ISLAMABAD, Pakistan (AP) _ After hours of closed-door negotiations, feuding Afghan factions came up with two new proposals Tuesday to end two decades of war in Afghanistan.

Talks had been deadlocked because neither side could agree on who qualifies as religious scholar, or ulema. The question is a critical one for the warring factions, who have agreed to let a commission of ulema rule their war-ravaged homeland.

Negotiators for the Taliban religious army, which rules 85 percent of the country with a strict interpretation of Islam, said the definition of a religious scholar had been settled, but did not elaborate.
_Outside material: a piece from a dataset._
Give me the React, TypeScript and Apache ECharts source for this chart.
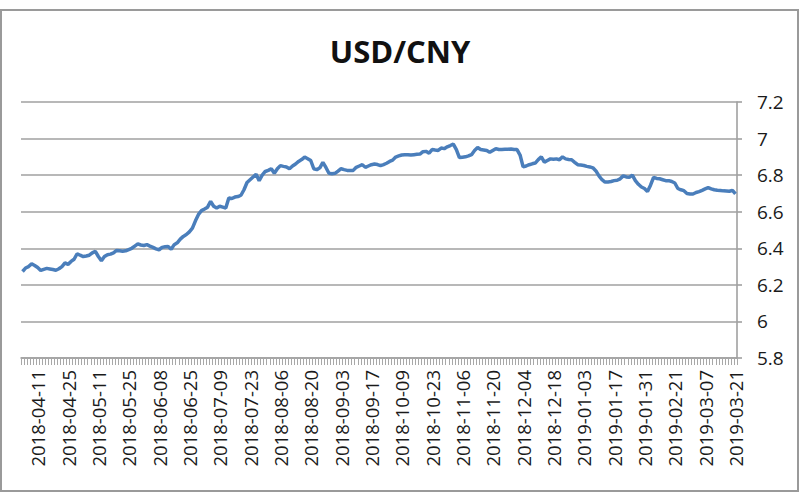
import React, { useEffect, useRef } from "react";
import * as echarts from "echarts";

const START_DATE = "2018-04-02";
const END_DATE = "2019-03-21";
const HOLIDAYS = [
  "2018-04-05", "2018-04-06", "2018-04-30", "2018-05-01", "2018-06-18",
  "2018-09-24", "2018-10-01", "2018-10-02", "2018-10-03", "2018-10-04",
  "2018-10-05", "2018-12-31", "2019-01-01", "2019-02-04", "2019-02-05",
  "2019-02-06", "2019-02-07", "2019-02-08",
];

const usdCny = [
  6.273, 6.292, 6.300, 6.315, 6.306, 6.295, 6.279, 6.285, 6.290, 6.287,
  6.284, 6.280, 6.288, 6.300, 6.320, 6.312, 6.328, 6.340, 6.370, 6.362,
  6.355, 6.358, 6.362, 6.375, 6.383, 6.355, 6.332, 6.355, 6.365, 6.368,
  6.375, 6.388, 6.386, 6.384, 6.386, 6.393, 6.400, 6.412, 6.424, 6.418,
  6.415, 6.420, 6.412, 6.405, 6.397, 6.392, 6.405, 6.408, 6.410, 6.395,
  6.420, 6.430, 6.450, 6.465, 6.475, 6.490, 6.510, 6.550, 6.585, 6.606,
  6.615, 6.625, 6.657, 6.630, 6.620, 6.630, 6.625, 6.620, 6.675, 6.672,
  6.680, 6.683, 6.690, 6.720, 6.760, 6.775, 6.790, 6.805, 6.770, 6.800,
  6.820, 6.826, 6.835, 6.810, 6.835, 6.852, 6.848, 6.845, 6.835, 6.850,
  6.861, 6.875, 6.885, 6.899, 6.890, 6.880, 6.835, 6.830, 6.840, 6.870,
  6.842, 6.810, 6.808, 6.810, 6.822, 6.835, 6.830, 6.826, 6.825, 6.826,
  6.843, 6.850, 6.857, 6.843, 6.850, 6.857, 6.861, 6.858, 6.852, 6.858,
  6.865, 6.875, 6.882, 6.899, 6.905, 6.910, 6.911, 6.912, 6.910, 6.912,
  6.914, 6.915, 6.928, 6.930, 6.920, 6.940, 6.937, 6.935, 6.948, 6.945,
  6.955, 6.962, 6.970, 6.940, 6.896, 6.898, 6.900, 6.905, 6.912, 6.935,
  6.951, 6.940, 6.938, 6.935, 6.925, 6.935, 6.945, 6.940, 6.940, 6.941,
  6.942, 6.943, 6.940, 6.940, 6.910, 6.845, 6.850, 6.857, 6.862, 6.866,
  6.885, 6.900, 6.871, 6.880, 6.889, 6.887, 6.889, 6.884, 6.900, 6.889,
  6.886, 6.884, 6.870, 6.857, 6.855, 6.853, 6.848, 6.845, 6.840, 6.823,
  6.796, 6.775, 6.762, 6.763, 6.765, 6.770, 6.772, 6.780, 6.796, 6.790,
  6.788, 6.800, 6.770, 6.750, 6.735, 6.727, 6.710, 6.745, 6.788, 6.782,
  6.780, 6.775, 6.770, 6.770, 6.765, 6.757, 6.727, 6.720, 6.715, 6.700,
  6.697, 6.697, 6.705, 6.710, 6.717, 6.725, 6.732, 6.725, 6.720, 6.717,
  6.716, 6.714, 6.713, 6.712, 6.717, 6.697,
];

function tradingDays(start: string, end: string, holidays: string[]): string[] {
  const out: string[] = [];
  const d = new Date(start + "T00:00:00Z");
  const e = new Date(end + "T00:00:00Z");
  while (d.getTime() <= e.getTime()) {
    const s = d.toISOString().slice(0, 10);
    const wd = d.getUTCDay();
    if (wd !== 0 && wd !== 6 && holidays.indexOf(s) < 0) out.push(s);
    d.setUTCDate(d.getUTCDate() + 1);
  }
  return out;
}

const dates = tradingDays(START_DATE, END_DATE, HOLIDAYS);

const FONT = "'Open Sans', 'Noto Sans', sans-serif";

export default function App() {
  const ref = useRef<HTMLDivElement>(null);
  useEffect(() => {
    if (!ref.current) return;
    const chart = echarts.init(ref.current, null, { renderer: "svg" });
    chart.setOption({
      animation: false,
      backgroundColor: "#ffffff",
      title: {
        text: "USD/CNY",
        left: "center",
        top: 30,
        textStyle: { fontFamily: FONT, fontSize: 31, fontWeight: "bold", color: "#111" },
      },
      graphic: [
        {
          type: "rect",
          shape: { x: 1, y: 10, width: 797, height: 481 },
          style: { fill: "none", stroke: "#9a9a9a", lineWidth: 2 },
          silent: true,
        },
      ],
      grid: { left: 21, right: 63, top: 102, bottom: 142, containLabel: false },
      xAxis: {
        type: "category",
        data: dates,
        boundaryGap: true,
        axisLine: { show: true, lineStyle: { color: "#a0a0a0", width: 1.6 } },
        axisTick: { show: true, interval: 0, length: 7, lineStyle: { color: "#a8a8a8", width: 1 } },
        axisLabel: {
          interval: (index: number) => (index - 5) % 10 === 0,
          rotate: 90,
          margin: 12,
          fontFamily: FONT,
          fontSize: 18.5,
          color: "#1a1a1a",
        },
        splitLine: { show: false },
      },
      yAxis: {
        type: "value",
        position: "right",
        min: 5.8,
        max: 7.2,
        interval: 0.2,
        axisLine: { show: true, lineStyle: { color: "#a0a0a0", width: 1.6 } },
        axisTick: { show: true, length: 5, lineStyle: { color: "#a0a0a0", width: 1.6 } },
        axisLabel: {
          margin: 20,
          fontFamily: FONT,
          fontSize: 19,
          color: "#1a1a1a",
          formatter: (v: number) => String(Math.round(v * 10) / 10),
        },
        splitLine: { show: true, lineStyle: { color: "#a0a0a0", width: 1.6 } },
      },
      series: [
        {
          type: "line",
          data: usdCny,
          symbol: "none",
          lineStyle: { color: "#4a7ebb", width: 3.5 },
          itemStyle: { color: "#4a7ebb" },
        },
      ],
    });
    return () => chart.dispose();
  }, []);
  return (
    <div
      ref={ref}
      style={{ position: "fixed", left: 0, top: 0, width: 800, height: 500 }}
    />
  );
}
Outside on the sprawling lawns of the marble Punjab House, where talks have been held for the past three days, Ibrahim Bakr, the deputy secretary of the Organization of the Islamic Conference, said two new peace proposals have been introduced.

``We have two new proposals and they will be discussed tomorrow and we have agreed not to say anything about them until they are discussed,″ he told reporters.

The United Nations and the OIC are co-sponsors of the first face-to-face talks between Afghanistan’s warring factions since the Taliban took control of the Afghan capital of Kabul in 1996.

The two sides made some progress earlier when they agreed to try to extend a cease-fire agreement. While no formal commitments were made, the deadliest front line 20 miles north of Kabul was quiet Tuesday.

The Taliban army have banned women from the work force, closed schools for girls and forced women to wear the all-enveloping burqua. They also have required men to grow beards and pray in the mosque.

A divided anti-Taliban alliance in northern Afghanistan has been wracked by ferocious infighting, much of it between troops loyal to Uzbek warlord Rashid Dostum and Shiite Muslims belonging to Hezb-e-Wahadat.

Lawlessness in the area has made it impossible for international aid organizations to remain.

The United Nations is hoping that this round of negotiations will result in a prolonged cease-fire and more peace talks.